“Human beings are afraid of very simple things: we fear suffering, we fear mortality. What I was doing in Rhythm 0 was staging these fears for the audience.” -Marina Abramović
“I understand that you can bring out the worst in people and the best. And I found out how I can turn that into love. My whole idea [with “The Artist is Present”] was to give out unconditional love to every stranger…” -Marina Abramović
“Then [my mother] picked up a heavy glass ashtray from the dining room table. ‘I gave you life, and now I will take it away!’ she yelled.” -Marina Abramović describing her childhood in Walk Through Walls
I interact with art in three different ways. (Well, at least three different ways). Sometimes it’s a surrogate experience; it’s a moment or a movement that I haven’t personally lived through, but that becomes vicariously mine. Sometimes art gives me a narrative through which I can arrange, explain, and understand my experiences. Sometimes art is a stage on which I can go deeper into my own experiences.
Let’s take an example: I care about my students. I believe in them. When I see one who doesn’t see her own worth (or the worth of what she can give to the world), it hurts. I want to support her in realizing that her hands are powerful, her hands are gentle, and the world needs her work. Sometimes, instead, I want to make her realize that.
If art is surrogate experience, than I could read a book where another teacher (or mother, or brother; or maybe an elderly wombat) struggles to support young wombats (there they go, breaking out from the parentheses). I could watch the approaches this wombat tries. I could get more examples, more data. That’s the first approach.
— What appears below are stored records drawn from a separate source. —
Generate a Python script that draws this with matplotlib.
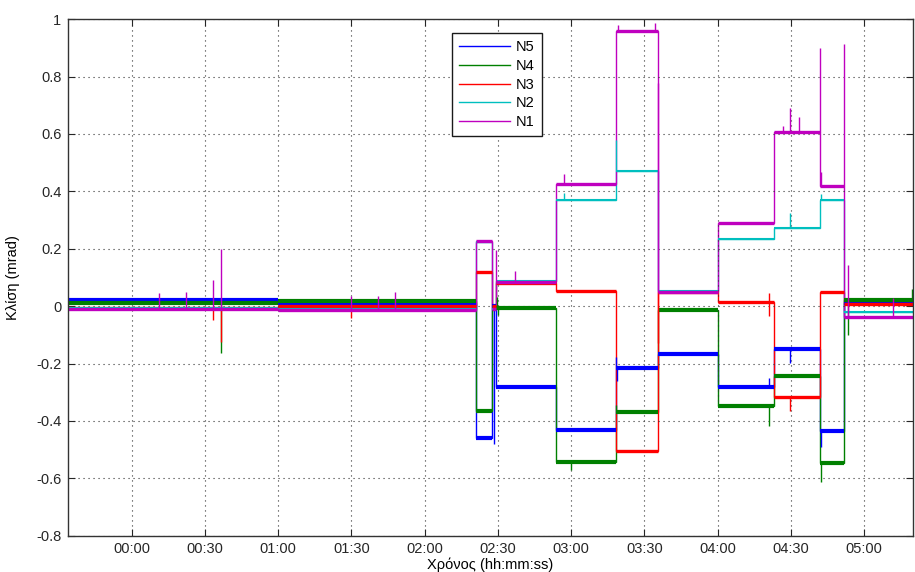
import numpy as np
import matplotlib
matplotlib.use("Agg")
import matplotlib.pyplot as plt
from matplotlib.lines import Line2D

plt.rcParams['font.family'] = ['Liberation Sans', 'DejaVu Sans']

# time in minutes from 00:00, segment edges of the step levels
edges = [-26.2, 60.0, 141.0, 147.5, 149.2, 173.8, 198.3, 215.5, 240.0, 263.1, 282.0, 291.8, 320.1]

# level of each series in each segment (mrad)
n5 = [0.022, 0.012, -0.458, 0.000, -0.281, -0.432, -0.215, -0.168, -0.283, -0.150, -0.436, 0.012]
n4 = [0.012, 0.018, -0.365, -0.010, -0.008, -0.543, -0.370, -0.012, -0.347, -0.243, -0.545, 0.023]
n3 = [-0.005, 0.000, 0.120, 0.000, 0.080, 0.053, -0.504, 0.050, 0.015, -0.316, 0.050, 0.006]
n2 = [-0.005, -0.010, 0.222, -0.010, 0.088, 0.369, 0.471, 0.052, 0.234, 0.271, 0.369, -0.022]
n1 = [-0.010, -0.015, 0.228, -0.010, 0.085, 0.427, 0.958, 0.050, 0.290, 0.607, 0.420, -0.037]

# isolated spikes: (time, peak value)
n5_spk = [(148.5, -0.48), (198.5, -0.178), (198.6, -0.26), (261.1, -0.25), (269.6, -0.197), (282.4, -0.49)]
n4_spk = [(36.6, -0.165), (149.5, 0.032), (150.0, -0.03), (180.0, -0.571), (198.5, -0.345),
          (261.1, -0.417), (282.5, -0.612), (293.3, -0.10), (319.5, 0.059)]
n3_spk = [(33.2, -0.05), (36.6, -0.124), (89.8, -0.04), (261.0, 0.044), (261.2, -0.035),
          (269.6, -0.366), (215.7, -0.13)]
n2_spk = [(177.1, 0.395), (198.4, 0.578), (269.6, 0.325), (282.2, 0.39)]
n1_spk = [(11.2, 0.046), (22.1, 0.05), (33.2, 0.09), (36.6, 0.199), (89.8, 0.035), (100.8, 0.035),
          (107.9, 0.05), (149.3, 0.195), (157.0, 0.123), (177.1, 0.46), (199.1, 0.98), (214.4, 0.985),
          (215.6, 0.776), (266.9, 0.627), (269.6, 0.69), (273.3, 0.66), (282.0, 0.898), (282.2, 0.468),
          (291.8, 0.912), (293.3, 0.143), (312.0, 0.03)]

xtick_pos = [0, 30, 60, 90, 120, 150, 180, 210, 240, 270, 300]
xtick_lab = ['00:00', '00:30', '01:00', '01:30', '02:00', '02:30', '03:00', '03:30', '04:00', '04:30', '05:00']
ytick_pos = [-0.8, -0.6, -0.4, -0.2, 0, 0.2, 0.4, 0.6, 0.8, 1]
ytick_lab = ['-0.8', '-0.6', '-0.4', '-0.2', '0', '0.2', '0.4', '0.6', '0.8', '1']

series = [
    ('N5', n5, n5_spk, (0, 0, 1), 3.0),
    ('N4', n4, n4_spk, (0, 0.5, 0), 3.0),
    ('N3', n3, n3_spk, (1, 0, 0), 2.4),
    ('N2', n2, n2_spk, (0, 0.75, 0.75), 1.5),
    ('N1', n1, n1_spk, (0.75, 0, 0.75), 2.4),
]

fig = plt.figure(figsize=(9.15, 5.72), dpi=100)
ax = fig.add_axes([0.074, 0.0635, 0.924, 0.903])

handles = []
for name, lev, spk, col, lw in series:
    # thin steps, thick (noisy) plateaus
    ax.stairs(lev, edges, color=col, lw=1.0, baseline=None)
    ax.hlines(lev, edges[:-1], edges[1:], color=col, lw=lw)
    for t, peak in spk:
        i = np.searchsorted(edges, t) - 1
        ax.vlines(t, lev[i], peak, color=col, lw=1.0)
    handles.append(Line2D([], [], color=col, lw=1.0))

ax.set_xlim(edges[0], edges[-1])
ax.set_ylim(-0.8, 1)
ax.set_xticks(xtick_pos)
ax.set_xticklabels(xtick_lab)
ax.set_yticks(ytick_pos)
ax.set_yticklabels(ytick_lab)
ax.tick_params(direction='in', length=5, width=0.8, top=True, right=True,
               labelsize=10.5, pad=4.5, colors='0.15')
ax.grid(True, color='0.2', linestyle=(0, (1, 3.5)), lw=0.8)
for s in ax.spines.values():
    s.set_color('0.2')
    s.set_linewidth(1.0)

ax.set_xlabel('Χρόνος (hh:mm:ss)', fontsize=10.5, labelpad=1)
ax.set_ylabel('Κλίση (mrad)', fontsize=10.5, labelpad=12)

leg = ax.legend(handles, ['N5', 'N4', 'N3', 'N2', 'N1'], loc='upper left',
                bbox_to_anchor=(0.454, 0.973), fontsize=10.5, handlelength=3.5,
                handletextpad=0.4, labelspacing=0.32, borderaxespad=0,
                borderpad=0.5, fancybox=False, framealpha=1)
leg.get_frame().set_edgecolor('0.1')
leg.get_frame().set_linewidth(1.0)

fig.savefig('out.png', dpi=100)
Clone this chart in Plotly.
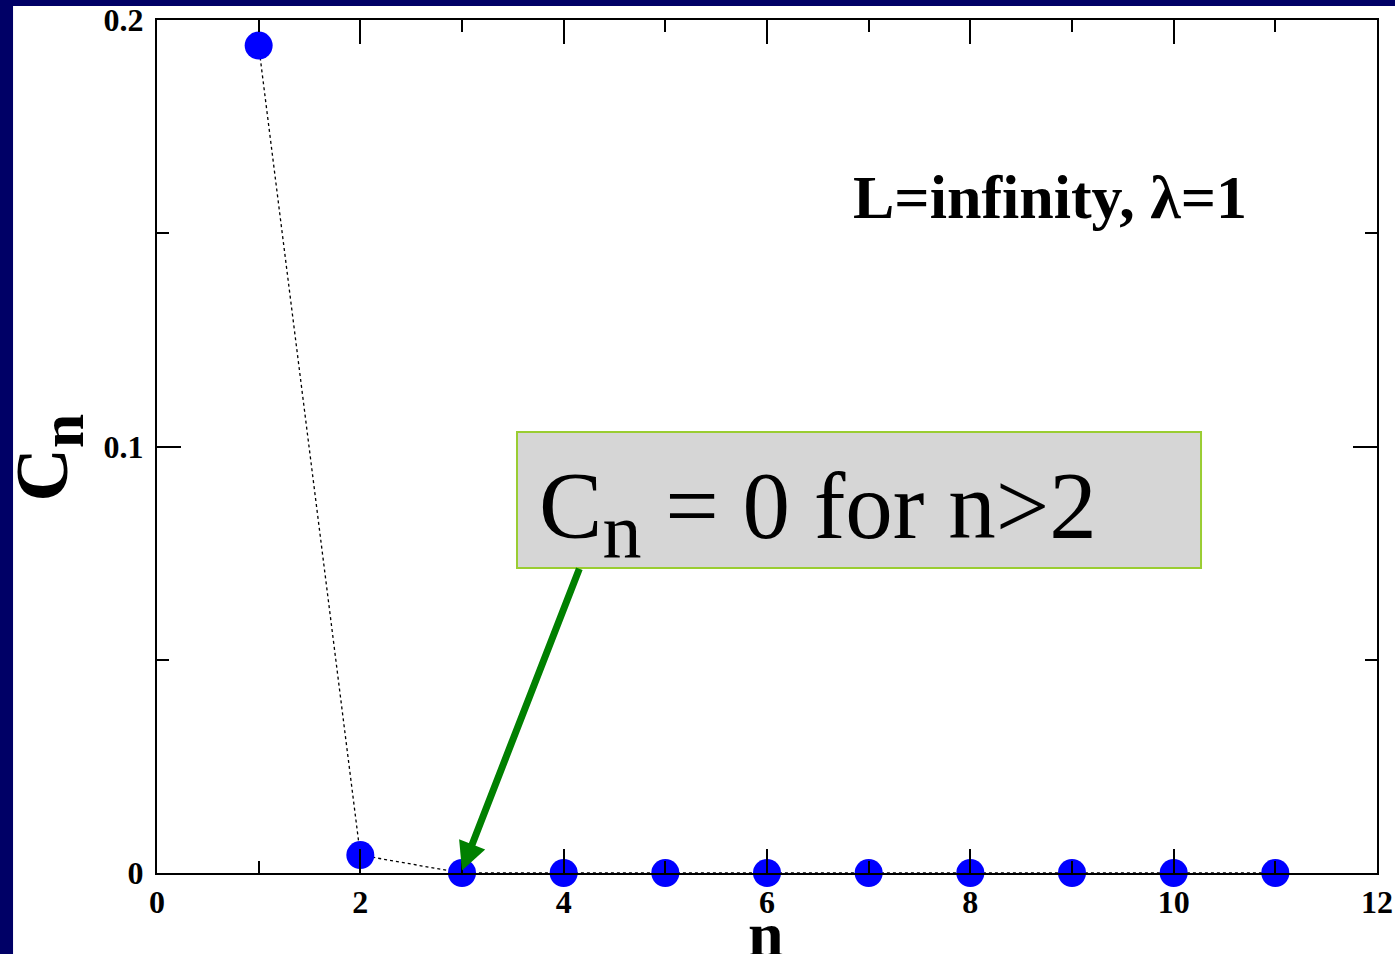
import plotly.graph_objects as go

# Coefficients C_n versus n
n_values = [1, 2, 3, 4, 5, 6, 7, 8, 9, 10, 11]
cn_values = [0.194, 0.0042, 0, 0, 0, 0, 0, 0, 0, 0, 0]

x_ticks = [0, 2, 4, 6, 8, 10, 12]
y_ticks = [0, 0.1, 0.2]

SERIF = "Liberation Serif"
NAVY = "#000066"

fig = go.Figure()

fig.add_trace(go.Scatter(
    x=n_values, y=cn_values,
    mode="lines+markers",
    line=dict(color="black", width=1.3, dash="dot"),
    marker=dict(color="#0000ff", size=28, line=dict(width=0)),
    cliponaxis=False,
    showlegend=False,
))

axis_common = dict(
    showgrid=False, zeroline=False, automargin=False,
    showline=True, linecolor="black", linewidth=2, mirror="ticks",
    ticks="inside", ticklen=24, tickwidth=1.5, tickcolor="black",
    tickfont=dict(family=SERIF, size=32, color="black", weight="bold"),
    layer="above traces",
)

fig.update_xaxes(
    range=[0, 12], tickvals=x_ticks, ticktext=[str(v) for v in x_ticks],
    minor=dict(dtick=1, ticks="inside", ticklen=12, tickwidth=1.5, tickcolor="black"),
    ticklabelstandoff=0,
    **axis_common,
)
fig.update_yaxes(
    range=[0, 0.2], tickvals=y_ticks, ticktext=["0", "0.1", "0.2"],
    minor=dict(dtick=0.05, ticks="inside", ticklen=12, tickwidth=1.5, tickcolor="black"),
    ticklabelstandoff=5,
    **axis_common,
)

# white page on a navy slide background
fig.add_shape(type="rect", xref="paper", yref="paper",
              x0=-0.118, x1=1.1, y0=-0.2, y1=1.0164,
              fillcolor="white", line=dict(width=0), layer="below")

# callout box
fig.add_shape(type="rect", xref="x", yref="y",
              x0=3.541, x1=10.269, y0=0.0715, y1=0.1034,
              fillcolor="#d6d6d6", line=dict(color="#9acd32", width=2), layer="above")

annotations = [
    dict(x=3.0, y=0.0006, ax=4.16, ay=0.0717, xref="x", yref="y", axref="x", ayref="y",
         text="", showarrow=True, arrowhead=2, arrowwidth=7, arrowsize=0.8,
         arrowcolor="#008000"),
    dict(x=3.747, y=0.0987, xref="x", yref="y", xanchor="left", yanchor="top",
         text='C<sub><span style="font-size:78px">n</span></sub> = 0 for n>2',
         showarrow=False, borderpad=0,
         font=dict(family=SERIF, size=95, color="black")),
    dict(x=8.783, y=0.1667, xref="x", yref="y", xanchor="center", yanchor="top",
         text="L=infinity, λ=1", showarrow=False, borderpad=0,
         font=dict(family=SERIF, size=62, color="black", weight="bold")),
    dict(x=0.4992, y=-0.0295, xref="paper", yref="paper", xanchor="center", yanchor="top",
         text="n", showarrow=False, borderpad=0,
         font=dict(family=SERIF, size=64, color="black", weight="bold")),
    dict(x=-0.0885, y=0.487, xref="paper", yref="paper", xanchor="center", yanchor="middle",
         text='C<sub><span style="font-size:62px">n</span></sub>', textangle=-90,
         showarrow=False, borderpad=0,
         font=dict(family=SERIF, size=74, color="black", weight="bold")),
]
fig.update_layout(annotations=annotations)

fig.update_layout(
    width=1395, height=954, autosize=False,
    margin=dict(l=157, r=18, t=20, b=81),
    paper_bgcolor=NAVY, plot_bgcolor="white",
)

fig.write_html("out.html")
Here’s the second. Abramović’s mother’s line, the one right before she throws a very heavy something at her daughter’s head, is actually a direct quote from Gogol. (Abramović noticed that, not me; apparently, in the moment the thing flew through the air, that was one of her two realizations). In the book, presumably, a parent felt angrier and angrier until they screamed to their child: “I gave you life, and now I will take it away!” Faced by her own struggle, Abramović’s mother organizes her life along the lines of the art she’s seen. (The moment becomes a scene). Art offers a narrative into which we can fit our experience: a story isn’t simply more moments, but rather a pattern by which we can arrange and understand our moments. We want these narratives: that’s why people say “I’m a teacher,” or “I’m a lawyer,” or “I’m an American.” We want to understand who we are and what we’re working toward and where we’re going. To do that, we squish our experience into a story.
If I look at my wombats this way, then I don’t just see what they did: I start to understand that (perhaps) I’ve been trying to force my students to learn, instead of supporting them in learning. I get to name the self-hate I tend to feel when I see a student struggling (‘if I were smarter, if I worked harder, if I were better,’ I tell myself, ‘Then I could help them’). Art as a narrative of life is useful–and, of course, if you choose a violent or prejudiced narrative, it can be dangerous.
One, two, three. The last step is the step Abramović shows me. Her art doesn’t give us more experience, and it doesn’t give us a narrative with which we can understand our experience. She asks us to feel deeply. She asks us to go into our real fear, to shout out our anger. To breath this breath, fully, wholly. To touch this knife, this flame, this ice, this friend. How much of your experience is truly, fully real to you?
If I look at my wombats this way–well, there aren’t any wombats. There are no new examples, and no stories through which to explain my experience. Instead, Abramović leads me toward truly feeling the hurt, the sadness, and the confusion that comes up when I think about this student. Within that–now that I have a stage–I find love: the love that helps me see other people for who they are, not who I want them to be. I find the pride that was inside my self-hate (I can only blame myself if I have the power to control them), I find the trust in others that is more important to me than pride or anger. I find other things, too. I’m still finding.
I have a friend who meditates a lot. I once was sitting with him, focusing on my breath, and afterward I proudly explained to him that I’d imagined my breath as a sphere of light moving up and down inside my chest. He listened, carefully. He said: “There’s a difference between the idea of your breath and your breath.” Ideas are good. Ideas are useful. But trees need soil, houses need solid wood or stone, lungs need real air. Until we are here, our gardens are half abstract, the roots slipping away into generalizations. Until we are here, we fight for what we never needed. Abramović doesn’t give us new experience, and she doesn’t tell us how to think of our experience: she leads us into the fullness of where and who we are.
And there, it seems, she’s learned that we can find unconditional love.